La restriction des budgets menace le spectacle vivant… alors que le public en redemande !

Inauguration par Rachida DATI, ministre de la Culture, de Rejouer 100 ans de Jeux olympiques en France, exposition hors les murs des Archives nationales,à Paris, le 22 avril 2024- Photo Daniel Dorko / Hans Lucas

Au retour des vacances 2023, Rachida Dati, nouvelle ministre de la Culture, annonçait triomphalement une hausse de ses crédits de 6 %, soit 241 millions supplémentaires. Six mois plus tard, restrictions budgétaires : 200 millions en moins, amputent principalement la création et le patrimoine. Rappelons que le budget de la Culture ne représente que 0,8 % du budget total de l’État, loin du 1 %, objectif revendiqué en 1981 atteint dans les années qui suivirent.

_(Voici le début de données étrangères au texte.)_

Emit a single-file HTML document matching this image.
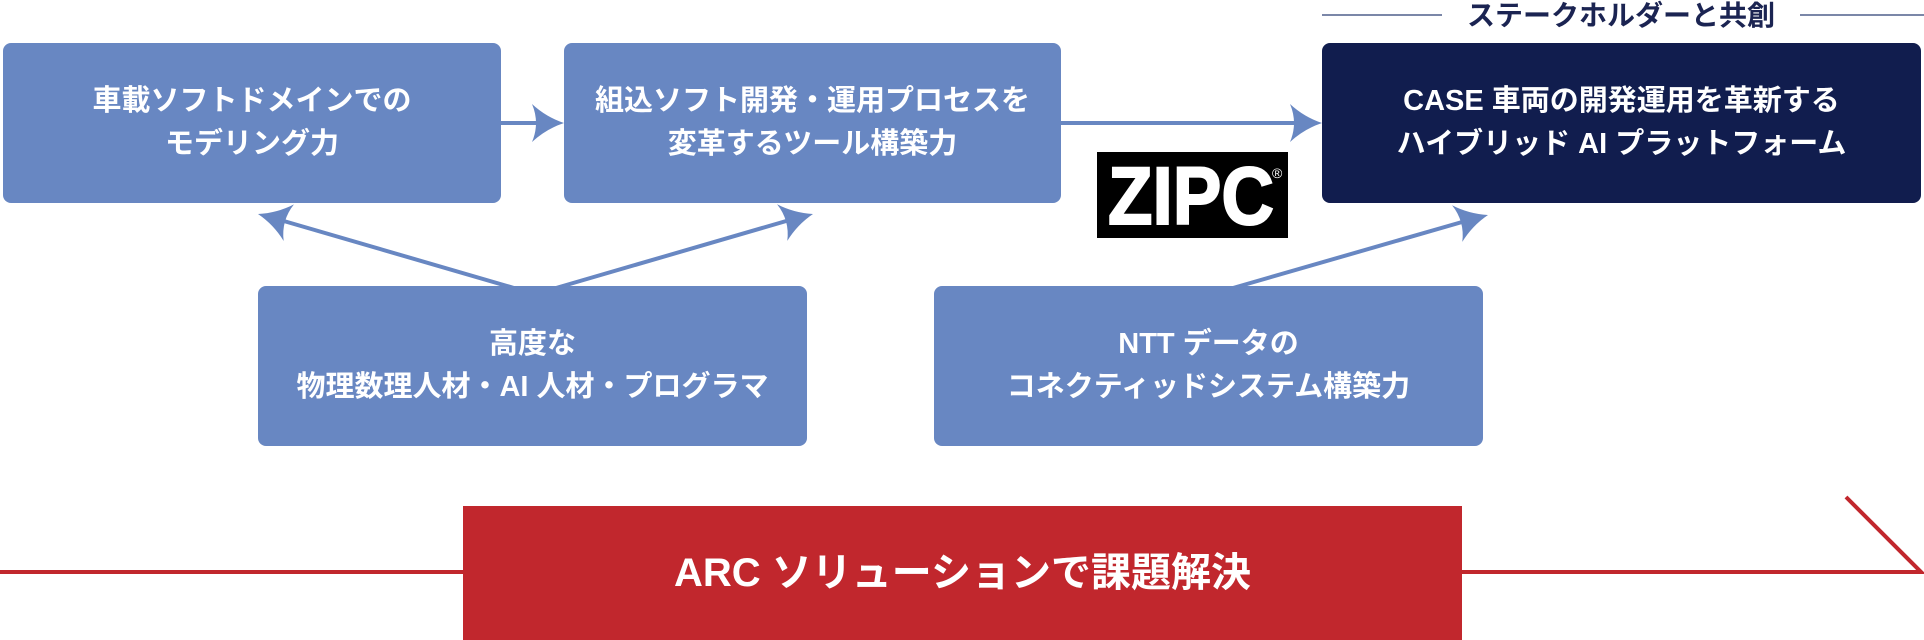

Six millions en moins pour l’opéra de Paris, cinq pour la Comédie-Française ; le Musée du Louvre, le mobilier national, le théâtre de la Colline ou celui de Chaillot sont fortement réduits par rapport à leur ambition culturelle et leur mission de service public. Une foule de petites compagnies, théâtres, scènes nationales (78) se trouvent déchirés entre le désir de culture ou de spectacles d’un public qui s’accroît et les moyens qui diminuent.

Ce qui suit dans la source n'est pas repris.